# We have found premises :)



## MikeHag (Mar 13, 2011)

Very pleased to say that after around two years of considering various locations around the UK and a year of dedicated location scouting, Jan and I have finally found premises for our coffeeshop & restaurant business! Exciting times!! We have agreed heads of terms for the lease and secured exclusivity whilst we submit the various applications for consents to do all the things we need to do... change of use, kitchen installation, toilets, signage, outside seating, alcohol license etc etc. Now to see our life savings begin to dwindle away... a very worrying time, but a necessary leap of faith to get the new business going. Wish us luck! I'll be able to tell you more about it in due course, but for now I don't want to tempt fate too much









Merry Christmas!!!


----------



## marbeaux (Oct 2, 2010)

Best of luck. It's always a bit worrying but if the location is right and the products are good, it can surely succeed.

Merry Christmas also.


----------



## buzzbuzzbuzz (Sep 1, 2011)

Congratulations,

I'm so glad for you both!

Yes, it's gonna be a hard slog getting everything in place but I'm sure you'll make a success of it.

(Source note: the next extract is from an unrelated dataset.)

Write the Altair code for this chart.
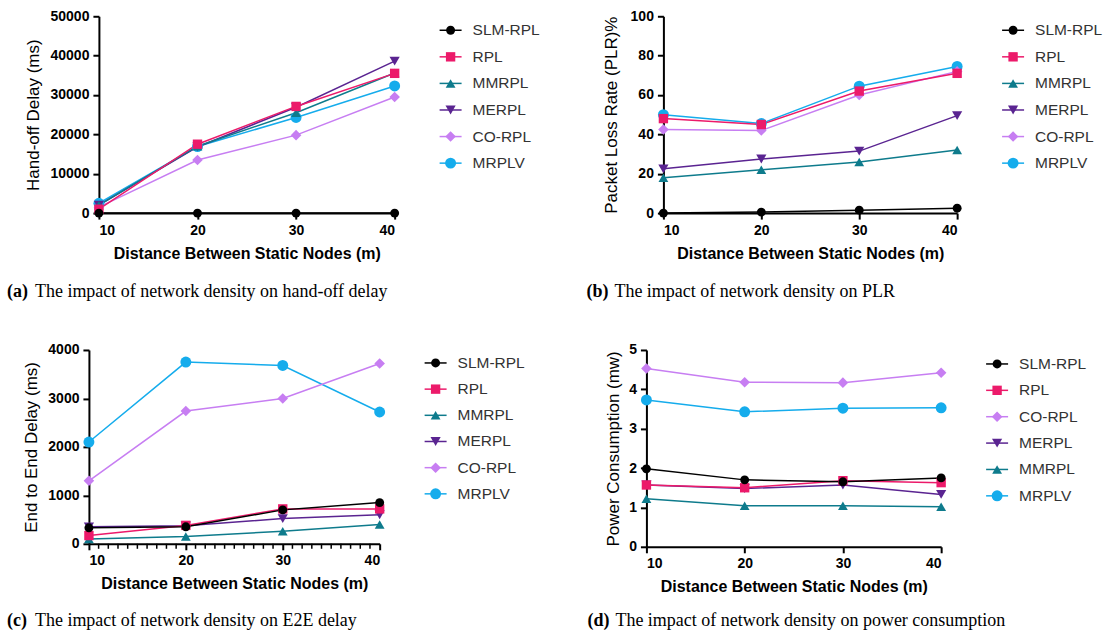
import altair as alt
import pandas as pd

# x positions shared by every panel (distance between static nodes, m)
distance = [10, 20, 30, 40]
# unit minor ticks on the E2E delay x axis
minor_distance = [d for d in range(11, 40) if d % 10 != 0]

legend_order = ["SLM-RPL", "RPL", "MMRPL", "MERPL", "CO-RPL", "MRPLV"]
legend_order_power = ["SLM-RPL", "RPL", "CO-RPL", "MERPL", "MMRPL", "MRPLV"]

# (a) hand-off delay, ms
handoff_delay = {
    "SLM-RPL": [0, 0, 0, 0],
    "RPL": [1000, 17500, 27100, 35500],
    "MMRPL": [2000, 17000, 25500, 35600],
    "MERPL": [2000, 16800, 26900, 38600],
    "CO-RPL": [1500, 13500, 19800, 29500],
    "MRPLV": [2500, 16900, 24300, 32300],
}

# (b) packet loss rate, %
packet_loss = {
    "SLM-RPL": [0, 0.5, 1.5, 2.5],
    "RPL": [48, 45, 62, 71],
    "MMRPL": [18, 22, 26, 32],
    "MERPL": [22.5, 27.5, 31.5, 49.5],
    "CO-RPL": [42.5, 42, 60, 72],
    "MRPLV": [50, 45.5, 64.5, 74.5],
}

# (c) end-to-end delay, ms
e2e_delay = {
    "SLM-RPL": [330, 350, 700, 850],
    "RPL": [170, 380, 720, 720],
    "MMRPL": [100, 150, 260, 400],
    "MERPL": [350, 370, 520, 600],
    "CO-RPL": [1300, 2740, 3000, 3720],
    "MRPLV": [2100, 3750, 3680, 2720],
}

# (d) power consumption, mW
power = {
    "SLM-RPL": [1.98, 1.70, 1.65, 1.75],
    "RPL": [1.57, 1.50, 1.68, 1.63],
    "MMRPL": [1.22, 1.04, 1.04, 1.02],
    "MERPL": [1.57, 1.48, 1.57, 1.33],
    "CO-RPL": [4.53, 4.18, 4.17, 4.42],
    "MRPLV": [3.73, 3.43, 3.52, 3.53],
}

# marker styling per protocol
colors = {
    "SLM-RPL": "#000000",
    "RPL": "#EC1A6A",
    "MMRPL": "#0E7B8C",
    "MERPL": "#5A2491",
    "CO-RPL": "#C77EF2",
    "MRPLV": "#15ACEC",
}
shapes = {
    "SLM-RPL": "circle",
    "RPL": "square",
    "MMRPL": "triangle-up",
    "MERPL": "triangle-down",
    "CO-RPL": "diamond",
    "MRPLV": "circle",
}
sizes = {
    "SLM-RPL": 80,
    "RPL": 120,
    "MMRPL": 100,
    "MERPL": 100,
    "CO-RPL": 64,
    "MRPLV": 144,
}

SANS = "Liberation Sans"
SERIF = "Liberation Serif"
X_TITLE = "Distance Between Static Nodes (m)"


def style_encodings(order, scale_size=1.0):
    color = alt.Color("series:N", scale=alt.Scale(domain=order, range=[colors[s] for s in order]), legend=None)
    shape = alt.Shape("series:N", scale=alt.Scale(domain=order, range=[shapes[s] for s in order]), legend=None)
    size = alt.Size("series:N", scale=alt.Scale(domain=order, range=[sizes[s] * scale_size for s in order]), legend=None)
    return color, shape, size


def panel(values, order, y_title, y_max, y_step, width, height, tag, caption, cap_x, cap_y, title_pad, minor=False):
    # draw later series first so the first legend entries sit on top
    draw_order = list(reversed(order))
    rows = []
    for s in draw_order:
        for d, v in zip(distance, values[s]):
            rows.append({"series": s, "distance": d, "value": v})
    df = pd.DataFrame(rows)

    x_scale = alt.Scale(domain=[10, 40], nice=False, zero=False)
    x = alt.X(
        "distance:Q", scale=x_scale,
        axis=alt.Axis(values=distance, title=X_TITLE, titleFontWeight="bold",
                      titleFontSize=16, titlePadding=8, format="d"),
    )
    y = alt.Y(
        "value:Q",
        scale=alt.Scale(domain=[0, y_max], nice=False),
        axis=alt.Axis(values=list(range(0, y_max + 1, y_step)), format="d", title=y_title,
                      titleFontWeight="normal", titleFontSize=17, titlePadding=title_pad),
    )
    color, shape, size = style_encodings(order)

    lines = alt.Chart(df).mark_line(strokeWidth=1.5).encode(x=x, y=y, color=color)
    points = alt.Chart(df).mark_point(filled=True, opacity=1).encode(
        x=x, y=y, color=color, shape=shape, size=size
    )
    cap_df = pd.DataFrame({"tag": [tag], "caption": [caption]})
    cap_tag = alt.Chart(cap_df).mark_text(
        align="left", baseline="alphabetic", font=SERIF, fontSize=18, fontWeight="bold", color="#000000"
    ).encode(x=alt.value(cap_x), y=alt.value(cap_y), text="tag:N")
    cap_text = alt.Chart(cap_df).mark_text(
        align="left", baseline="alphabetic", font=SERIF, fontSize=18, color="#000000"
    ).encode(x=alt.value(cap_x + 28), y=alt.value(cap_y), text="caption:N")

    layers = [lines, points, cap_tag, cap_text]
    if minor:
        minor_df = pd.DataFrame({"distance": minor_distance})
        minor_ticks = alt.Chart(minor_df).mark_rule(color="#000000", strokeWidth=1.5).encode(
            x=alt.X("distance:Q", scale=x_scale),
            y=alt.value(height), y2=alt.value(height + 5),
        )
        layers.insert(0, minor_ticks)
    return alt.layer(*layers).properties(width=width, height=height)


def legend(order, width, height, y_range):
    df = pd.DataFrame({"series": order})
    y = alt.Y("series:N", scale=alt.Scale(type="point", domain=order, range=y_range, padding=0), axis=None)
    color, shape, size = style_encodings(order, 0.75)
    rule = alt.Chart(df).mark_rule(strokeWidth=1.5).encode(
        x=alt.value(45), x2=alt.value(67), y=y, color=color
    )
    pts = alt.Chart(df).mark_point(filled=True, opacity=1).encode(
        x=alt.value(56), y=y, color=color, shape=shape, size=size
    )
    txt = alt.Chart(df).mark_text(
        align="left", baseline="middle", font=SANS, fontSize=15.5, color="#333333"
    ).encode(x=alt.value(78), y=y, text="series:N")
    return alt.layer(rule, pts, txt).properties(width=width, height=height)


# empty slot that indents the top row relative to the bottom row
spacer = alt.Chart(pd.DataFrame({"series": [""]})).mark_point(opacity=0).encode(
    x=alt.value(0), y=alt.value(0)
).properties(width=10, height=197)

chart_a = panel(handoff_delay, legend_order, "Hand-off Delay (ms)", 50000, 10000, 296, 197,
                "(a)", "The impact of network density on hand-off delay", -92, 281, 8)
chart_b = panel(packet_loss, legend_order, "Packet Loss Rate (PLR)%", 100, 20, 294, 197,
                "(b)", "The impact of network density on PLR", -77, 281, 10)
chart_c = panel(e2e_delay, legend_order, "End to End Delay (ms)", 4000, 1000, 291, 194,
                "(c)", "The impact of network density on E2E delay", -82, 276, 7, minor=True)
chart_d = panel(power, legend_order_power, "Power Consumption (mw)", 5, 1, 295, 197,
                "(d)", "The impact of network density on power consumption", -59, 276, 6)

row_top = alt.hconcat(
    spacer, chart_a, legend(legend_order, 269, 197, [14, 147]),
    chart_b, legend(legend_order, 140, 197, [14, 147]),
    spacing=0, bounds="flush",
)
row_bottom = alt.hconcat(
    chart_c, legend(legend_order, 267, 194, [13, 144]),
    chart_d, legend(legend_order_power, 140, 197, [14, 146]),
    spacing=0, bounds="flush",
)

chart = alt.vconcat(row_top, row_bottom, spacing=42, bounds="full").properties(
    padding={"left": 7, "top": 9, "right": 5, "bottom": 5}
).configure_view(stroke=None).configure_axis(
    domainColor="#000000", domainWidth=2, tickColor="#000000", tickWidth=2, tickSize=6,
    labelFont=SANS, labelFontSize=14, labelFontWeight="bold", labelColor="#000000", labelPadding=4,
    titleFont=SANS, titleColor="#000000", grid=False,
)

chart.save("out.html", embed_options={"renderer": "svg", "actions": False})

(Nice little pressie for yourselves, just before Crimbo too!)

Buzz


----------



## gazbea (Jul 11, 2011)

Congrats Mike and Jan... I'm sure you will do great.

When you get premises sorted you'll have to let everyone know when the grand opening is!


----------



## onemac (Dec 15, 2011)

Hi Mike. Congrats to you and Jan on the premises thing. Am I right in assuming it's northern Perthshire? If so I shall be happy to saunter down one day for a cuppa - weather and road conditions permitting.

Al


----------



## CoffeeMagic (Aug 7, 2011)

Well mate, the best things come to those who wait. I wish you both the very best of luck and prosperity in the New Year. I'm occasionally back home and wouldn't mind popping in when it's up and running.


----------



## lookseehear (Jul 16, 2010)

Fantastic news! If I'm ever in the area i will definitely be popping in for an espresso!


----------



## funinacup (Aug 30, 2010)

Congratulations Mike! Keep us posted on the details









Sent from my Galaxy S using Tapatalk


----------



## Keef (Dec 7, 2011)

2 years of looking, it must be the right place!









Good luck to you both in your new venture.


----------



## Jugglestruck (Nov 17, 2011)

Northern Perthshire? I think you'll find it is going to be situated in the small hamlet of Llidiad Nenog in West Wales.......Well, I can but hope!


----------



## Fran (Dec 27, 2010)

Congratulations, Mike! I've seen the process of opening a cafe first hand, and it will inevitably have its ups and downs - good luck!


----------



## MikeHag (Mar 13, 2011)

Thanks guys. Really REALLY grateful for every bit of encouragement. Everything has been leading up to this. But also, I hope this is just the beginning. Scotland needs more great coffee, as do many places throughout the UK, and I hope I can work with everyone else who wants that. If Wellington, Portland and Vancouver can do it, then maybe all of us in the small cities, towns and villages can do it too. Fuck yeah!!


----------



## Monkey_Devil (Jul 11, 2011)

Hurry up, i feel like a trip to the highlands in the summer, I need to stop off for a decent coffee on the way









Best of luck! Though you've been planning so hard I'm sure its not needed.


----------



## ChiarasDad (Mar 21, 2010)

Congratulations!


----------



## sicknote (Sep 5, 2011)

Congratulations on finding the perfect spot. Nice Xmas present to yourselves that's for sure............let the hard graft begin.


----------



## vintagecigarman (Aug 10, 2009)

Congratulations, Mike. (Sorry that they are so belated)

We are intending to do an extended tour of Scotland in late Spring 2012, so it would be great if you are up and running by then!


----------



## jimbow (Oct 13, 2011)

Congratulations and best of luck. You must be so pleased to have found somewhere you like. Please do keep us posted with how things go.


----------



## garydyke1 (Mar 9, 2011)

Congrats Mike, I hope all your dreams come to fruition, mines a flat white!


----------



## MikeHag (Mar 13, 2011)

These are sitting in storage awaiting you, Gary


----------



## DonRJ (Apr 3, 2010)

Well done sir, I doubt you will be up and running by the time I am next back to my roots in rural Perthshire. But the lady wife and I will surely call in at some point in the future.


----------



## Glenn (Jun 14, 2008)

I'm a bit late to the party but well done Mike and Jan. Exciting times ahead. I'm sure you'll do just fine as I know you have been researching like crazy and have a passion to do good things.

All the best. I'm sure you'll keep us informed of progress


----------



## coffeeone (Dec 11, 2011)

top stuff mate. glad you got the location and premises sorted. I truly hope i get to come visit you and taste your cup o joe.


----------